Material →
____

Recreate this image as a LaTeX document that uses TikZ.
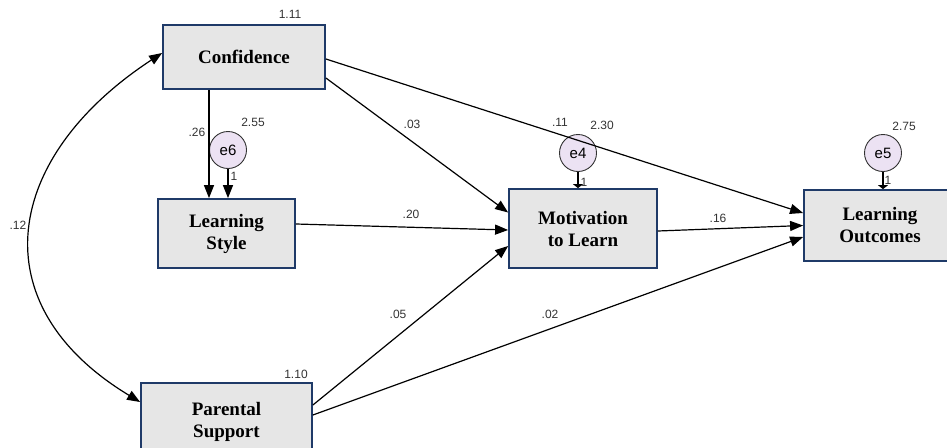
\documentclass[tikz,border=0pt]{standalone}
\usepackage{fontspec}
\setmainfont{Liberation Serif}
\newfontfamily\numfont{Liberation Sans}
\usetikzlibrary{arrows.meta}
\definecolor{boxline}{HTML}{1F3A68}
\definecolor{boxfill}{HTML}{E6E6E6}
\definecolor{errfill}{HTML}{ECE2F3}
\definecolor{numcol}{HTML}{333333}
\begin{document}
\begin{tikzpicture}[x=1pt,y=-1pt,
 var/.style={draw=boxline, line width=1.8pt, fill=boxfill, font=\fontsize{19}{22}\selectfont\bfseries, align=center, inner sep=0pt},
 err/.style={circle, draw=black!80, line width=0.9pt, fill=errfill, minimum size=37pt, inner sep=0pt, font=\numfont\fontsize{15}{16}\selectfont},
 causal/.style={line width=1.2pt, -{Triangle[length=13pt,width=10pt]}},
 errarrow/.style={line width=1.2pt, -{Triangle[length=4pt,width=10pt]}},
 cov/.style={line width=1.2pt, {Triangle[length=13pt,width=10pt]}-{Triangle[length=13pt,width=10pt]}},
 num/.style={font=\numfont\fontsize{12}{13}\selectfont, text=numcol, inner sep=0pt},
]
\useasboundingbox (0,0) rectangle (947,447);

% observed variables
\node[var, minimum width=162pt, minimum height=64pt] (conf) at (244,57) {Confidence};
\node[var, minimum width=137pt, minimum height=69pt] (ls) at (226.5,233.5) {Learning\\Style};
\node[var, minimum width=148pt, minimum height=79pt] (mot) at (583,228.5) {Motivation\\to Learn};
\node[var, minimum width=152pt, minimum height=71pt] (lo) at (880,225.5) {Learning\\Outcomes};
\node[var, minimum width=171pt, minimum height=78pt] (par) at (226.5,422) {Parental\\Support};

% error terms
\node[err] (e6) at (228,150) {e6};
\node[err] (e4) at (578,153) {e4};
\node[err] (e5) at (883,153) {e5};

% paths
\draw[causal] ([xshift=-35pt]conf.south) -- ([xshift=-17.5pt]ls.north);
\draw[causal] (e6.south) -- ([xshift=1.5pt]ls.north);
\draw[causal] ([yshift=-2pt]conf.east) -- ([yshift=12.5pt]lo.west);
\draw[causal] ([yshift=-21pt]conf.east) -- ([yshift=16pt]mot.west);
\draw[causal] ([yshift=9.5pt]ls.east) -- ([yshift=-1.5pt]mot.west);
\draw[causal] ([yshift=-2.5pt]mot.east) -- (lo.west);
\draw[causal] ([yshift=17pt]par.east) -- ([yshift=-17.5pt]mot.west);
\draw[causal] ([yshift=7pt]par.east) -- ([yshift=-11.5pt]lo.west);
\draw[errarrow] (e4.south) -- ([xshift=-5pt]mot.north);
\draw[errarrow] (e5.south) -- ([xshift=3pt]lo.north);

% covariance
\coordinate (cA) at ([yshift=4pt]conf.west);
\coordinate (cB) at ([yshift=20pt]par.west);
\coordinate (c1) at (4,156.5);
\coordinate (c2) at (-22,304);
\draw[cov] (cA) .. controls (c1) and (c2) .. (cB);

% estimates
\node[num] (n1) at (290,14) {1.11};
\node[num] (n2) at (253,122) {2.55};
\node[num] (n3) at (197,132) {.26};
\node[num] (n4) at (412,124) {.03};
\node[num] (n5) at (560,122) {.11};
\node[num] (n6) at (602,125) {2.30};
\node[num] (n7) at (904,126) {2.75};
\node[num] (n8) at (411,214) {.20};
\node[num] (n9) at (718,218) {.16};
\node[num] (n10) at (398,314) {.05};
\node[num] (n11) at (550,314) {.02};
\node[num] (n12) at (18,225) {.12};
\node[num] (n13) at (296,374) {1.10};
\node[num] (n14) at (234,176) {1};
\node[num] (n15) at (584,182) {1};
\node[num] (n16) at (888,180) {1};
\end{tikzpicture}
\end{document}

____

Work required → Images should not appear in the copy; retype the listing above exactly.

Task response →
Recreate this image as a LaTeX document that uses TikZ.
\documentclass[tikz,border=0pt]{standalone}
\usepackage{fontspec}
\setmainfont{Liberation Serif}
\newfontfamily\numfont{Liberation Sans}
\usetikzlibrary{arrows.meta}
\definecolor{boxline}{HTML}{1F3A68}
\definecolor{boxfill}{HTML}{E6E6E6}
\definecolor{errfill}{HTML}{ECE2F3}
\definecolor{numcol}{HTML}{333333}
\begin{document}
\begin{tikzpicture}[x=1pt,y=-1pt,
 var/.style={draw=boxline, line width=1.8pt, fill=boxfill, font=\fontsize{19}{22}\selectfont\bfseries, align=center, inner sep=0pt},
 err/.style={circle, draw=black!80, line width=0.9pt, fill=errfill, minimum size=37pt, inner sep=0pt, font=\numfont\fontsize{15}{16}\selectfont},
 causal/.style={line width=1.2pt, -{Triangle[length=13pt,width=10pt]}},
 errarrow/.style={line width=1.2pt, -{Triangle[length=4pt,width=10pt]}},
 cov/.style={line width=1.2pt, {Triangle[length=13pt,width=10pt]}-{Triangle[length=13pt,width=10pt]}},
 num/.style={font=\numfont\fontsize{12}{13}\selectfont, text=numcol, inner sep=0pt},
]
\useasboundingbox (0,0) rectangle (947,447);

% observed variables
\node[var, minimum width=162pt, minimum height=64pt] (conf) at (244,57) {Confidence};
\node[var, minimum width=137pt, minimum height=69pt] (ls) at (226.5,233.5) {Learning\\Style};
\node[var, minimum width=148pt, minimum height=79pt] (mot) at (583,228.5) {Motivation\\to Learn};
\node[var, minimum width=152pt, minimum height=71pt] (lo) at (880,225.5) {Learning\\Outcomes};
\node[var, minimum width=171pt, minimum height=78pt] (par) at (226.5,422) {Parental\\Support};

% error terms
\node[err] (e6) at (228,150) {e6};
\node[err] (e4) at (578,153) {e4};
\node[err] (e5) at (883,153) {e5};

% paths
\draw[causal] ([xshift=-35pt]conf.south) -- ([xshift=-17.5pt]ls.north);
\draw[causal] (e6.south) -- ([xshift=1.5pt]ls.north);
\draw[causal] ([yshift=-2pt]conf.east) -- ([yshift=12.5pt]lo.west);
\draw[causal] ([yshift=-21pt]conf.east) -- ([yshift=16pt]mot.west);
\draw[causal] ([yshift=9.5pt]ls.east) -- ([yshift=-1.5pt]mot.west);
\draw[causal] ([yshift=-2.5pt]mot.east) -- (lo.west);
\draw[causal] ([yshift=17pt]par.east) -- ([yshift=-17.5pt]mot.west);
\draw[causal] ([yshift=7pt]par.east) -- ([yshift=-11.5pt]lo.west);
\draw[errarrow] (e4.south) -- ([xshift=-5pt]mot.north);
\draw[errarrow] (e5.south) -- ([xshift=3pt]lo.north);

% covariance
\coordinate (cA) at ([yshift=4pt]conf.west);
\coordinate (cB) at ([yshift=20pt]par.west);
\coordinate (c1) at (4,156.5);
\coordinate (c2) at (-22,304);
\draw[cov] (cA) .. controls (c1) and (c2) .. (cB);

% estimates
\node[num] (n1) at (290,14) {1.11};
\node[num] (n2) at (253,122) {2.55};
\node[num] (n3) at (197,132) {.26};
\node[num] (n4) at (412,124) {.03};
\node[num] (n5) at (560,122) {.11};
\node[num] (n6) at (602,125) {2.30};
\node[num] (n7) at (904,126) {2.75};
\node[num] (n8) at (411,214) {.20};
\node[num] (n9) at (718,218) {.16};
\node[num] (n10) at (398,314) {.05};
\node[num] (n11) at (550,314) {.02};
\node[num] (n12) at (18,225) {.12};
\node[num] (n13) at (296,374) {1.10};
\node[num] (n14) at (234,176) {1};
\node[num] (n15) at (584,182) {1};
\node[num] (n16) at (888,180) {1};
\end{tikzpicture}
\end{document}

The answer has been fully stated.